Minimizing Indexed Reads with Complex Criteria

firebirdindexperformance

I'm optimizing a Firebird 2.5 database of work tickets. They're stored in a table declared as such:

CREATE TABLE TICKETS (
  TICKET_ID id PRIMARY KEY,
  JOB_ID id,
  ACTION_ID id,
  STATUS str256 DEFAULT 'Pending'
);

I generally want to find the first ticket that hasn't been processed and is in Pending status.

My processing loop would be:

  1. Retrieve 1st Ticket where Pending
  2. Do work with Ticket.
  3. Update Ticket Status => Complete
  4. Repeat.

Nothing too fancy. If I'm watching the database while this loop runs I see the number of indexed reads climbs for each iteration. The performance doesn't seem to degrade terribly that I can tell, but the machine I'm testing on is pretty quick. However, I've received reports of performance degradation over time from some of my users.

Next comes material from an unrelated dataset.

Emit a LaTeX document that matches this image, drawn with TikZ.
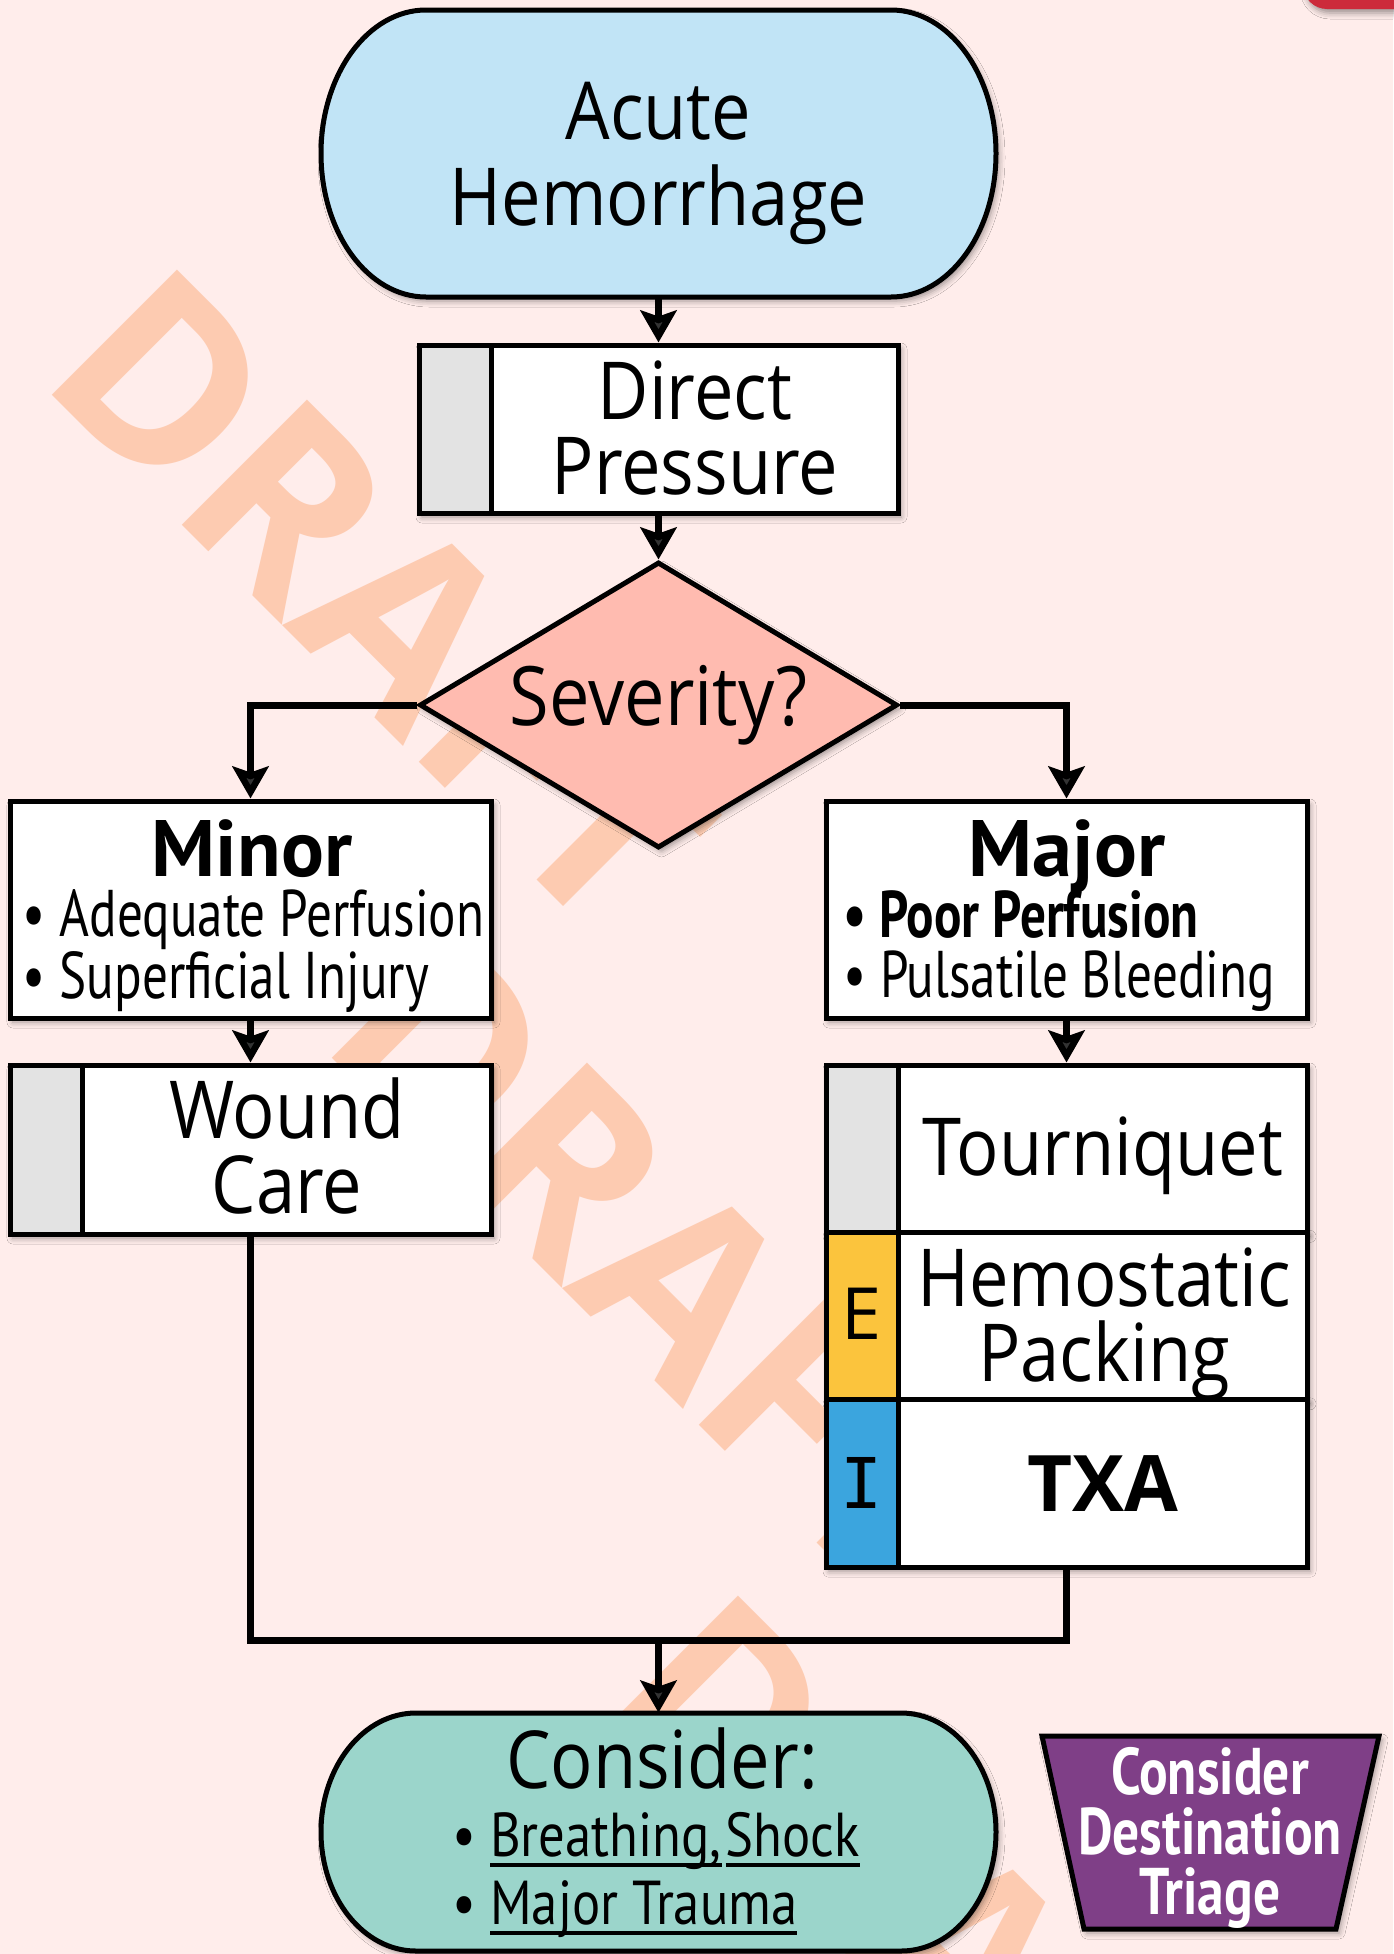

I've got an index on Status, but it still seems like it scans down the Ticket_Id column each iteration. It seems like I'm overlooking something, but I'm not sure what. Is the climbing number of indexed reads for something like this expected, or is the index misbehaving in some way?

— Edits for comments —

In Firebird you limit row retrieval like:

Select First 1
  Job_ID, Ticket_Id
From
  Tickets
Where
  Status = 'Pending'

So when I say "first", I'm just asking it for a limited record set where Status = 'Pending'.

Best Answer

The degradation over time occurs due to the increased number of items that are in the "Complete" status. Think about this for a second - you won't get any performance degradation when testing as you probably have a small number of rows with the status as "Complete". But in production, they may have millions of rows with the "Complete" status and this number will increase over time. This, essentially, makes your index on Status less and less useful over time. As such, the database probably just decides that because Status almost always has the value 'Complete', it will just scan the table instead of using the index.

In SQL Server (and maybe other RDBMS's?), this can be worked around using Filtered Indexes. In SQL Server you would add a WHERE condition onto the end of your index definition to say "apply this index only to records with a Status <> 'Complete' ". Then any query using this predicate will most likely use the index on the small amount of records not set to 'Complete'. However, based on the documentation here: http://www.firebirdsql.org/refdocs/langrefupd25-ddl-index.html, it does not look like Firebird supports filtered indexes.

A workaround is to put 'Complete' records in an ArchiveTickets table. Create a table with the exact same definition (though without any auto generated ID) as your Tickets table and maintain rows between them by pushing 'Complete' records to the ArchiveTickets table. The Index on your Tickets table will then be over a much smaller number of records and be much higher performance. This will likely mean you will need to change any reports etc that reference 'Complete' tickets to point to the Archive table or perform a UNION across both Tickets and ArchiveTickets. This will have the advantage of not only being fast, but will also mean that you can create specific indexes for the ArchiveTickets table to make it perform better for other queries (for instance: Give me the average time to completion for complete tickets) which are not needed on the Tickets table.

You should be concerned with this if your production is going to go into the thousands of rows. Performance will degrade over time and negatively impact your user experience.